- _Work required_
Strip the pictures and reproduce the rest of the listing exactly.

- _Given data_
*-*-*

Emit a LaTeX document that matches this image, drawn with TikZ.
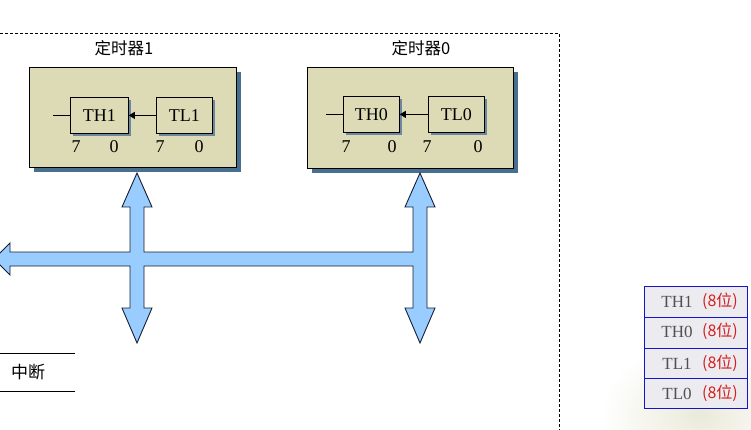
\documentclass[tikz,border=0pt]{standalone}
\usepackage{fontspec}
\setmainfont{Liberation Serif}
\newfontfamily\cjk{Noto Sans CJK SC}
\usetikzlibrary{shadows,arrows.meta}
\definecolor{tanfill}{RGB}{220,219,182}
\definecolor{shadowblue}{RGB}{72,112,142}
\definecolor{regshadow}{RGB}{110,135,160}
\definecolor{busfill}{RGB}{153,204,255}
\definecolor{busline}{RGB}{20,30,50}
\definecolor{cellfill}{RGB}{236,236,240}
\definecolor{cellblue}{RGB}{20,20,200}
\definecolor{regred}{RGB}{210,30,30}
\definecolor{reggray}{RGB}{80,80,80}
\definecolor{smudge}{RGB}{234,234,218}
\begin{document}
\begin{tikzpicture}[x=1pt,y=-1pt,
  timerbox/.style={draw=black, line width=0.8pt, fill=tanfill, anchor=north west, inner sep=0pt,
    drop shadow={shadow xshift=4.5pt, shadow yshift=-4.5pt, fill=shadowblue, opacity=1}},
  regbox/.style={draw=black, line width=0.8pt, fill=tanfill, anchor=north west, inner sep=0pt,
    minimum height=36pt, font=\fontsize{18}{18}\selectfont,
    drop shadow={shadow xshift=3pt, shadow yshift=-3pt, fill=regshadow, opacity=1}},
  bitlbl/.style={font=\fontsize{18}{18}\selectfont, inner sep=0pt},
  title/.style={font=\cjk\fontsize{16.5}{16.5}\selectfont, inner sep=0pt},
  wire/.style={line width=0.8pt},
  bus/.style={draw=busline, fill=busfill, line width=0.9pt, line join=miter},
  cell/.style={draw=cellblue, line width=1.2pt, fill=cellfill, anchor=north west, inner sep=0pt,
    minimum width=103pt, minimum height=31pt},
  celltxt/.style={font=\fontsize{17}{17}\selectfont, text=reggray, inner sep=0pt},
  cellred/.style={font=\cjk\fontsize{16}{16}\selectfont, text=regred, inner sep=0pt},
  frame/.style={line width=0.9pt, dash pattern=on 3pt off 2pt}
]
\useasboundingbox (0,0) rectangle (751,430);
% smudge in the corner
\shade[inner color=smudge, outer color=white] (700,415) ellipse (100 and 75);

% dashed frame
\draw[frame] (0,33) -- (559,33) -- (559,432);

% titles
\node[title] (t1) at (124,48) {定时器1};
\node[title] (t0) at (421,48) {定时器0};

% timer 1
\node[timerbox, minimum width=207pt, minimum height=100pt] (box1) at (29,67) {};
\node[regbox, minimum width=58pt] (th1) at (70,97) {TH1};
\node[regbox, minimum width=56pt] (tl1) at (156,97) {TL1};
\coordinate (in1) at ([xshift=-17pt]th1.west);
\draw[wire] (in1) -- (th1.west);
\draw[wire, -{Triangle[length=6pt,width=7pt]}] (tl1.west) -- (th1.east);
\node[bitlbl] (b17) at (76,147) {7};
\node[bitlbl] (b10) at (114,147) {0};
\node[bitlbl] (b27) at (160,147) {7};
\node[bitlbl] (b20) at (199,147) {0};

% timer 0
\node[timerbox, minimum width=206pt, minimum height=101pt] (box0) at (307,67) {};
\node[regbox, minimum width=56pt] (th0) at (343,96) {TH0};
\node[regbox, minimum width=56pt] (tl0) at (428,96) {TL0};
\coordinate (in0) at ([xshift=-17pt]th0.west);
\draw[wire] (in0) -- (th0.west);
\draw[wire, -{Triangle[length=6pt,width=7pt]}] (tl0.west) -- (th0.east);
\node[bitlbl] (c17) at (346,147) {7};
\node[bitlbl] (c10) at (392,147) {0};
\node[bitlbl] (c27) at (427,147) {7};
\node[bitlbl] (c20) at (478,147) {0};

% bus
\draw[bus] (-6,259) -- (10,243) -- (10,252) -- (130,252) -- (130,207) -- (122,207)
  -- (137,173) -- (152,207) -- (144,207) -- (144,252) -- (413,252) -- (413,207)
  -- (405,207) -- (420,173) -- (435,207) -- (427,207) -- (427,308) -- (435,308)
  -- (420,343) -- (405,308) -- (413,308) -- (413,266) -- (144,266) -- (144,308)
  -- (152,308) -- (137,343) -- (122,308) -- (130,308) -- (130,266) -- (10,266)
  -- (10,275) -- cycle;

% interrupt
\draw[wire] (0,353) -- (75,353);
\draw[wire] (0,391) -- (75,391);
\node[font=\cjk\fontsize{17}{17}\selectfont, inner sep=0pt] (irq) at (28,372) {中断};

% register table
\node[cell] (r1) at (644,286) {};
\node[cell] (r2) at (644,317) {};
\node[cell] (r3) at (644,348) {};
\node[cell, minimum height=30pt] (r4) at (644,378) {};
\node[celltxt] (r1a) at (677,302) {TH1};
\node[cellred] (r1b) at (720,301) {(8位)};
\node[celltxt] (r2a) at (677,332) {TH0};
\node[cellred] (r2b) at (720,331) {(8位)};
\node[celltxt] (r3a) at (677,364) {TL1};
\node[cellred] (r3b) at (720,363) {(8位)};
\node[celltxt] (r4a) at (677,394) {TL0};
\node[cellred] (r4b) at (720,393) {(8位)};
\end{tikzpicture}
\end{document}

*-*-*

- _Response below_
Emit a LaTeX document that matches this image, drawn with TikZ.
\documentclass[tikz,border=0pt]{standalone}
\usepackage{fontspec}
\setmainfont{Liberation Serif}
\newfontfamily\cjk{Noto Sans CJK SC}
\usetikzlibrary{shadows,arrows.meta}
\definecolor{tanfill}{RGB}{220,219,182}
\definecolor{shadowblue}{RGB}{72,112,142}
\definecolor{regshadow}{RGB}{110,135,160}
\definecolor{busfill}{RGB}{153,204,255}
\definecolor{busline}{RGB}{20,30,50}
\definecolor{cellfill}{RGB}{236,236,240}
\definecolor{cellblue}{RGB}{20,20,200}
\definecolor{regred}{RGB}{210,30,30}
\definecolor{reggray}{RGB}{80,80,80}
\definecolor{smudge}{RGB}{234,234,218}
\begin{document}
\begin{tikzpicture}[x=1pt,y=-1pt,
  timerbox/.style={draw=black, line width=0.8pt, fill=tanfill, anchor=north west, inner sep=0pt,
    drop shadow={shadow xshift=4.5pt, shadow yshift=-4.5pt, fill=shadowblue, opacity=1}},
  regbox/.style={draw=black, line width=0.8pt, fill=tanfill, anchor=north west, inner sep=0pt,
    minimum height=36pt, font=\fontsize{18}{18}\selectfont,
    drop shadow={shadow xshift=3pt, shadow yshift=-3pt, fill=regshadow, opacity=1}},
  bitlbl/.style={font=\fontsize{18}{18}\selectfont, inner sep=0pt},
  title/.style={font=\cjk\fontsize{16.5}{16.5}\selectfont, inner sep=0pt},
  wire/.style={line width=0.8pt},
  bus/.style={draw=busline, fill=busfill, line width=0.9pt, line join=miter},
  cell/.style={draw=cellblue, line width=1.2pt, fill=cellfill, anchor=north west, inner sep=0pt,
    minimum width=103pt, minimum height=31pt},
  celltxt/.style={font=\fontsize{17}{17}\selectfont, text=reggray, inner sep=0pt},
  cellred/.style={font=\cjk\fontsize{16}{16}\selectfont, text=regred, inner sep=0pt},
  frame/.style={line width=0.9pt, dash pattern=on 3pt off 2pt}
]
\useasboundingbox (0,0) rectangle (751,430);
% smudge in the corner
\shade[inner color=smudge, outer color=white] (700,415) ellipse (100 and 75);

% dashed frame
\draw[frame] (0,33) -- (559,33) -- (559,432);

% titles
\node[title] (t1) at (124,48) {定时器1};
\node[title] (t0) at (421,48) {定时器0};

% timer 1
\node[timerbox, minimum width=207pt, minimum height=100pt] (box1) at (29,67) {};
\node[regbox, minimum width=58pt] (th1) at (70,97) {TH1};
\node[regbox, minimum width=56pt] (tl1) at (156,97) {TL1};
\coordinate (in1) at ([xshift=-17pt]th1.west);
\draw[wire] (in1) -- (th1.west);
\draw[wire, -{Triangle[length=6pt,width=7pt]}] (tl1.west) -- (th1.east);
\node[bitlbl] (b17) at (76,147) {7};
\node[bitlbl] (b10) at (114,147) {0};
\node[bitlbl] (b27) at (160,147) {7};
\node[bitlbl] (b20) at (199,147) {0};

% timer 0
\node[timerbox, minimum width=206pt, minimum height=101pt] (box0) at (307,67) {};
\node[regbox, minimum width=56pt] (th0) at (343,96) {TH0};
\node[regbox, minimum width=56pt] (tl0) at (428,96) {TL0};
\coordinate (in0) at ([xshift=-17pt]th0.west);
\draw[wire] (in0) -- (th0.west);
\draw[wire, -{Triangle[length=6pt,width=7pt]}] (tl0.west) -- (th0.east);
\node[bitlbl] (c17) at (346,147) {7};
\node[bitlbl] (c10) at (392,147) {0};
\node[bitlbl] (c27) at (427,147) {7};
\node[bitlbl] (c20) at (478,147) {0};

% bus
\draw[bus] (-6,259) -- (10,243) -- (10,252) -- (130,252) -- (130,207) -- (122,207)
  -- (137,173) -- (152,207) -- (144,207) -- (144,252) -- (413,252) -- (413,207)
  -- (405,207) -- (420,173) -- (435,207) -- (427,207) -- (427,308) -- (435,308)
  -- (420,343) -- (405,308) -- (413,308) -- (413,266) -- (144,266) -- (144,308)
  -- (152,308) -- (137,343) -- (122,308) -- (130,308) -- (130,266) -- (10,266)
  -- (10,275) -- cycle;

% interrupt
\draw[wire] (0,353) -- (75,353);
\draw[wire] (0,391) -- (75,391);
\node[font=\cjk\fontsize{17}{17}\selectfont, inner sep=0pt] (irq) at (28,372) {中断};

% register table
\node[cell] (r1) at (644,286) {};
\node[cell] (r2) at (644,317) {};
\node[cell] (r3) at (644,348) {};
\node[cell, minimum height=30pt] (r4) at (644,378) {};
\node[celltxt] (r1a) at (677,302) {TH1};
\node[cellred] (r1b) at (720,301) {(8位)};
\node[celltxt] (r2a) at (677,332) {TH0};
\node[cellred] (r2b) at (720,331) {(8位)};
\node[celltxt] (r3a) at (677,364) {TL1};
\node[cellred] (r3b) at (720,363) {(8位)};
\node[celltxt] (r4a) at (677,394) {TL0};
\node[cellred] (r4b) at (720,393) {(8位)};
\end{tikzpicture}
\end{document}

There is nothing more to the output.